I have to prove for $n \in \mathbb{N}>1$ with $n=\prod \limits_{i=1}^r p_i^{e_i}$. $f$ is a multiplicative function with $f(1)=1$:
$$\sum_{ d \mid n} \mu(d)f(d)=\prod_{i=1}^r (1-f(p_i))$$
How I have to start? Are there different cases or can I prove it in general?
Any help would be fine :)
Please see Theorem 2.18 on page $37$ in Tom Apostol's Introduction to analytic number theory book.
The proof goes as follows:
Define $$ g(n) = \sum\limits_{d \mid n} \mu(d) \cdot f(d)$$
I feel silly that I didn't see user9413's solution. Instead I proved $$\forall\ell\in\mathbb{N}\,\forall X\in\mathcal{P}(P)[|X|=\ell\implies\sum_{d\,|\,i,\,d>0}\mu(d)f(d)=\prod_{p\in X}(1-f(p))],$$ where $P$ is the set of all primes and $i=\prod_{p\in X}p$, by strong induction on $\ell$. This works because for any $n\in\mathbb{N}\setminus\{1\}$ with prime factorization $n=p_1^{a_1}...p_m^{a_m}$, we have $\sum_{d\,|\,n,\,d>0}\mu(d)f(d)=\sum_{d\,|\,j,\,d>0}\mu(d)f(d)$, where $j=\prod_{p\in\{x\in P\,:\,x\,|\,n\}}p$. Anyways here it is - if there are any errors hopefully the powers that be in number theory here can elucidate. Enjoy!
The base case is when $\ell=1$, we have for any $X=\{p_1\}\in\mathcal{P}(P),$ $$\sum_{d\,|\,i,\,d>0}\mu(d)f(d)=\sum_{d\,|\,p_1,\,d>0}\mu(d)f(d)=\mu(1)f(1)+\mu(p_1)f(p_1)=1-f(p_1)=\prod_{p\in X}(1-f(p))$$as desired. Note we assume $f$ is not the zero function, and so $f(1)=1$.

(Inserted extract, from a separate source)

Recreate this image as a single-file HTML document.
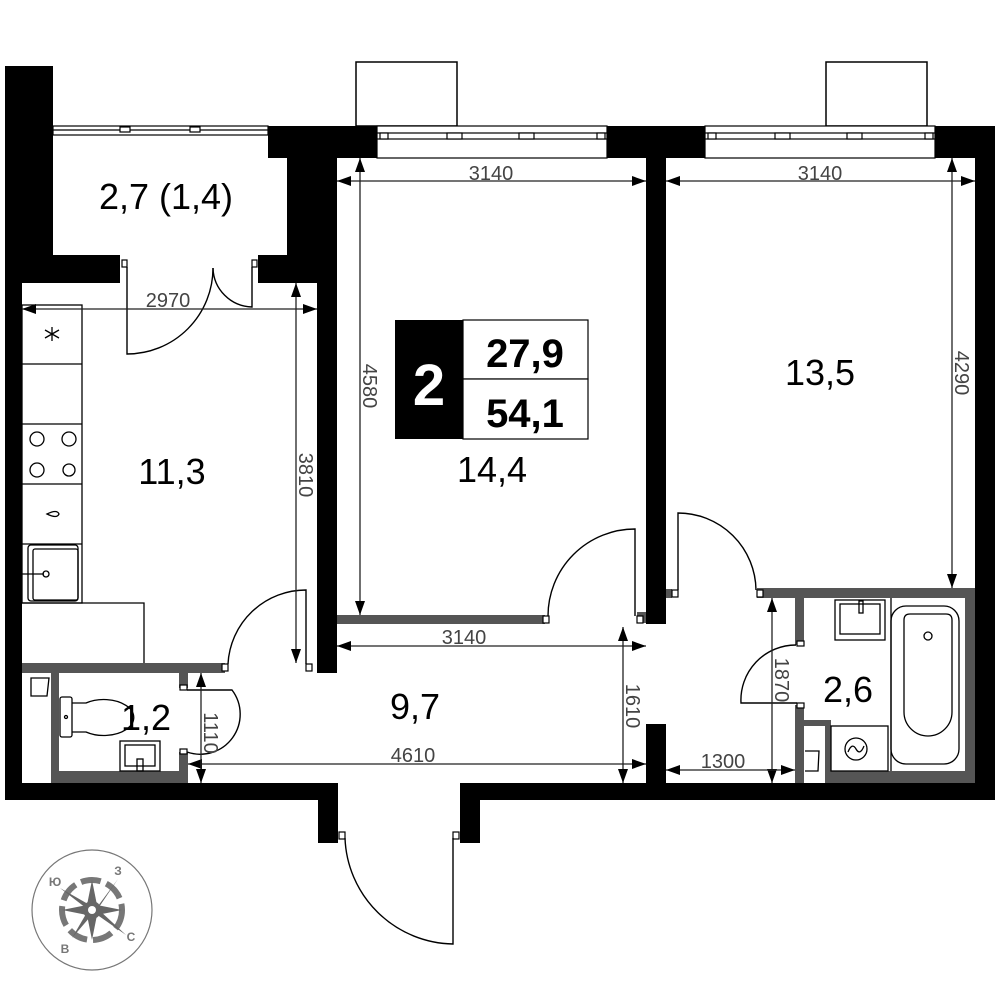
<!DOCTYPE html>
<html><head><meta charset="utf-8"><style>
body{margin:0;background:#fff}
svg{display:block}
text{font-family:"Liberation Sans","DejaVu Sans",sans-serif}
.d{fill:#444;font-size:20px}
.r{fill:#000;font-size:36px}
</style></head><body>
<svg width="1000" height="1000" viewBox="0 0 1000 1000" xmlns="http://www.w3.org/2000/svg">
<defs>
<marker id="a" markerWidth="14" markerHeight="10" refX="14" refY="5" orient="auto-start-reverse" markerUnits="userSpaceOnUse"><path d="M0,0 L14,5 L0,10 Z" fill="#000"/></marker>
</defs>
<rect x="356" y="62" width="101" height="64" fill="#fff" stroke="#000" stroke-width="1.5"/>
<rect x="826" y="62" width="101" height="64" fill="#fff" stroke="#000" stroke-width="1.5"/>
<g fill="#000">
<rect x="5" y="66" width="48" height="217"/>
<rect x="5" y="283" width="17" height="517"/>
<rect x="53" y="255" width="67" height="28"/>
<rect x="258" y="255" width="30" height="28"/>
<rect x="268" y="126" width="109" height="32"/>
<rect x="287" y="126" width="50" height="157"/>
<rect x="317" y="283" width="20" height="390"/>
<rect x="607" y="126" width="98" height="32"/>
<rect x="646" y="126" width="20" height="498"/>
<rect x="646" y="724" width="20" height="76"/>
<rect x="935" y="126" width="60" height="32"/>
<rect x="975" y="126" width="20" height="674"/>
<rect x="5" y="783" width="333" height="17"/>
<rect x="318" y="783" width="20" height="60"/>
<rect x="460" y="783" width="20" height="60"/>
<rect x="460" y="783" width="535" height="17"/>
</g>
<g fill="#fff" stroke="#000" stroke-width="1.2">
<rect x="53" y="126" width="215" height="9"/>
<line x1="53" y1="130" x2="268" y2="130"/>
<rect x="377" y="126" width="230" height="32"/>
<rect x="377" y="133" width="230" height="6"/>
<rect x="705" y="126" width="230" height="32"/>
<rect x="705" y="133" width="230" height="6"/>
<rect x="380" y="133" width="8" height="6"/><rect x="447" y="133" width="15" height="6"/><rect x="519" y="133" width="15" height="6"/><rect x="597" y="133" width="8" height="6"/>
<rect x="708" y="133" width="8" height="6"/><rect x="775" y="133" width="15" height="6"/><rect x="847" y="133" width="15" height="6"/><rect x="925" y="133" width="8" height="6"/>
<rect x="120" y="127" width="10" height="5"/><rect x="190" y="127" width="10" height="5"/>
</g>
<g fill="#555">
<rect x="22" y="663" width="203" height="10"/>
<rect x="51" y="673" width="8" height="110"/>
<rect x="51" y="771" width="136" height="12"/>
<rect x="179" y="673" width="9" height="15"/>
<rect x="179" y="752" width="9" height="31"/>
<rect x="337" y="615" width="208" height="9"/>
<rect x="757" y="588" width="218" height="10"/>
<rect x="795" y="598" width="9" height="47"/>
<rect x="795" y="705" width="9" height="78"/>
<rect x="795" y="720" width="35" height="6"/>
<rect x="825" y="720" width="6" height="63"/>
<rect x="830" y="771" width="145" height="12"/>
<rect x="965" y="598" width="10" height="173"/>
<rect x="637" y="612" width="9" height="11"/>
<rect x="666" y="589" width="6" height="9"/>
</g>
<g fill="#fff" stroke="#000" stroke-width="1.2">
<rect x="122" y="260" width="5" height="7"/><rect x="252" y="260" width="5" height="7"/>
<rect x="222" y="664" width="6" height="7"/><rect x="306" y="664" width="6" height="7"/>
<rect x="180" y="685" width="7" height="5"/><rect x="180" y="749" width="7" height="5"/>
<rect x="543" y="616" width="6" height="7"/><rect x="637" y="616" width="6" height="7"/>
<rect x="672" y="590" width="6" height="7"/><rect x="757" y="590" width="6" height="7"/>
<rect x="797" y="641" width="7" height="5"/><rect x="797" y="703" width="7" height="5"/>
<rect x="339" y="832" width="6" height="7"/><rect x="453" y="832" width="6" height="7"/>
</g>
<g fill="none" stroke="#000" stroke-width="1.4">
<path d="M127,267 L127,354 A86,86 0 0 0 213,268"/>
<path d="M252,267 L252,307 A40,40 0 0 1 213,268"/>
<path d="M228,664 A78,78 0 0 1 306,590 L306,664"/>
<path d="M187,690 L232,690 A40,40 0 0 1 187,752"/>
<path d="M548,616 A87,87 0 0 1 635,529 L635,616"/>
<path d="M678,590 L678,513 A78,78 0 0 1 756,590"/>
<path d="M796,645 A55,55 0 0 0 741,703 L797,703"/>
<path d="M345,838 A110,110 0 0 0 453,944 L453,838"/>
</g>
<g fill="none" stroke="#000" stroke-width="1.3">
<rect x="22" y="305" width="60" height="298"/>
<line x1="22" y1="364" x2="82" y2="364"/><line x1="22" y1="424" x2="82" y2="424"/><line x1="22" y1="484" x2="82" y2="484"/><line x1="22" y1="544" x2="82" y2="544"/>
<polyline points="22,603 144,603 144,663"/>
<circle cx="37" cy="439" r="7"/><circle cx="69" cy="439" r="7"/><circle cx="37" cy="470" r="7"/><circle cx="69" cy="470" r="6"/>
<path d="M47,514 q10,-5 12,0 q-2,5 -12,0z"/>
<rect x="28" y="545" width="50" height="56" rx="3"/>
<rect x="33" y="549" width="45" height="51" rx="2"/>
<line x1="22" y1="574" x2="44" y2="574"/><circle cx="46" cy="574" r="3"/>
<path d="M52,327 L52,341 M45,330 L59,338 M45,338 L59,330"/>
<rect x="60" y="697" width="12" height="40" rx="2"/>
<path d="M72,703 L86,703 A30,18 0 1 1 86,732 L72,732"/>
<circle cx="66" cy="717" r="1.5"/>
<rect x="120" y="741" width="40" height="30"/><rect x="125" y="745" width="30" height="21"/><rect x="137" y="759" width="6" height="12"/>
<path d="M31,678 L49,678 L47,696 L31,696 Z"/>
<rect x="835" y="600" width="50" height="40"/><rect x="840" y="604" width="40" height="30"/><rect x="859" y="601" width="4" height="12"/>
<rect x="891" y="606" width="68" height="158" rx="15"/>
<path d="M904,620 q0,-6 6,-6 h36 q6,0 6,6 v92 a24,24 0 0 1 -48,0 z"/>
<circle cx="928" cy="636" r="4"/>
<line x1="891" y1="598" x2="891" y2="771"/>
<rect x="831" y="726" width="57" height="45"/>
<circle cx="856" cy="749" r="11"/><path d="M848,752 q4,-10 8,-3 q4,7 8,-3"/>
<path d="M805,751 L819,751 L818,771 L805,771"/>
</g>
<g stroke="#222" stroke-width="1.3" fill="none" marker-start="url(#a)" marker-end="url(#a)">
<line x1="337" y1="181" x2="646" y2="181"/>
<line x1="666" y1="181" x2="975" y2="181"/>
<line x1="360" y1="158" x2="360" y2="615"/>
<line x1="952" y1="158" x2="952" y2="588"/>
<line x1="22" y1="309" x2="317" y2="309"/>
<line x1="296" y1="283" x2="296" y2="663"/>
<line x1="337" y1="646" x2="646" y2="646"/>
<line x1="623" y1="627" x2="623" y2="783"/>
<line x1="188" y1="764" x2="646" y2="764"/>
<line x1="201" y1="673" x2="201" y2="783"/>
<line x1="772" y1="598" x2="772" y2="783"/>
<line x1="666" y1="770" x2="795" y2="770"/>
</g>
<g class="d">
<text x="491" y="180" text-anchor="middle">3140</text>
<text x="820" y="180" text-anchor="middle">3140</text>
<text x="168" y="307" text-anchor="middle">2970</text>
<text x="464" y="644" text-anchor="middle">3140</text>
<text x="413" y="762" text-anchor="middle">4610</text>
<text x="723" y="768" text-anchor="middle">1300</text>
<text transform="translate(363,386) rotate(90)" text-anchor="middle">4580</text>
<text transform="translate(955,373) rotate(90)" text-anchor="middle">4290</text>
<text transform="translate(299,475) rotate(90)" text-anchor="middle">3810</text>
<text transform="translate(626,706) rotate(90)" text-anchor="middle">1610</text>
<text transform="translate(204,733) rotate(90)" text-anchor="middle">1110</text>
<text transform="translate(775,680) rotate(90)" text-anchor="middle">1870</text>
</g>
<g class="r" text-anchor="middle">
<text x="166" y="209">2,7 (1,4)</text>
<text x="172" y="484">11,3</text>
<text x="492" y="482">14,4</text>
<text x="820" y="385">13,5</text>
<text x="415" y="719">9,7</text>
<text x="146" y="730">1,2</text>
<text x="848" y="702">2,6</text>
</g>
<rect x="395" y="320" width="68" height="119" fill="#000"/>
<rect x="463" y="320" width="125" height="59" fill="#fff" stroke="#000" stroke-width="1.2"/>
<rect x="463" y="379" width="125" height="60" fill="#fff" stroke="#000" stroke-width="1.2"/>
<text x="429" y="405" text-anchor="middle" fill="#fff" font-size="58" font-weight="bold">2</text>
<text x="525" y="367" text-anchor="middle" font-size="40" font-weight="bold">27,9</text>
<text x="525" y="427" text-anchor="middle" font-size="40" font-weight="bold">54,1</text>
<g stroke="#777" fill="none">
<circle cx="92" cy="910" r="60" stroke-width="1.2"/>
<circle cx="92" cy="910" r="30" stroke-width="6" stroke-dasharray="20 6"/>
</g>
<g fill="#666">
<polygon points="118,879 98,906 95,913"/>
<polygon points="60,888 88,904 86,908"/>
<polygon points="72,938 86,914 90,917"/>
<polygon points="126,935 96,914 99,910"/>
<polygon points="92,880 97,905 87,905"/><polygon points="92,940 97,915 87,915"/>
<polygon points="62,910 87,905 87,915"/><polygon points="122,910 97,905 97,915"/>
<circle cx="92" cy="910" r="9"/>
</g>
<circle cx="92" cy="910" r="4" fill="#fff"/>
<g fill="#777" font-size="12" font-weight="bold" text-anchor="middle">
<text x="118" y="875">З</text><text x="55" y="886">Ю</text><text x="65" y="953">В</text><text x="131" y="941">С</text>
</g>
</svg>
</body></html>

The induction step is to take $k>1$ and assume for all $k>\ell>0$, $$\text{for any }X\in\mathcal{P}(P),\quad\text{ if $|X|=\ell$ }\quad\text{ then }\quad\sum_{d\,|\,i,\,d>0}\mu(d)f(d)=\prod_{p\in X}(1-f(p)).$$Then for $k$ in particular, and any $X\in\mathcal{P}(P)$ with $|X|=k,$ say $X=\{p_1,...,p_{k-1},p_k\}$, we have \begin{aligned}\sum_{d\,|\,p_1...p_{k-1}p_k,\,d>0}\mu(d)f(d)&=\sum_{d\,|\,p_1...p_{k-1},\,d>0}\mu(d)f(d)+\sum_{\text{$d\,|\,p_1...p_{k-1}p_k,\,d>0,$}\atop\text{ $p_k\,|\,d$}}\mu(d)f(d)\\&=\prod_{p\in X\setminus\{p_k\}}(1-f(p))-f(p_k)\cdot\sum_{d\,|\,p_1...p_{k-1},\,d>0}\mu(d)f(d)\\\\&=\prod_{p\in X\setminus\{p_k\}}(1-f(p))-f(p_k)\cdot\prod_{p\in X\setminus\{p_k\}}(1-f(p))\\&=(1-f(p_k))\cdot\prod_{p\in X\setminus\{p_k\}}(1-f(p))\\&=\prod_{p\in X}(1-f(p)),\end{aligned}where the second equality uses the multiplicative property of both $\mu$ and $f$ as well as the induction hypothesis. This completes the proof.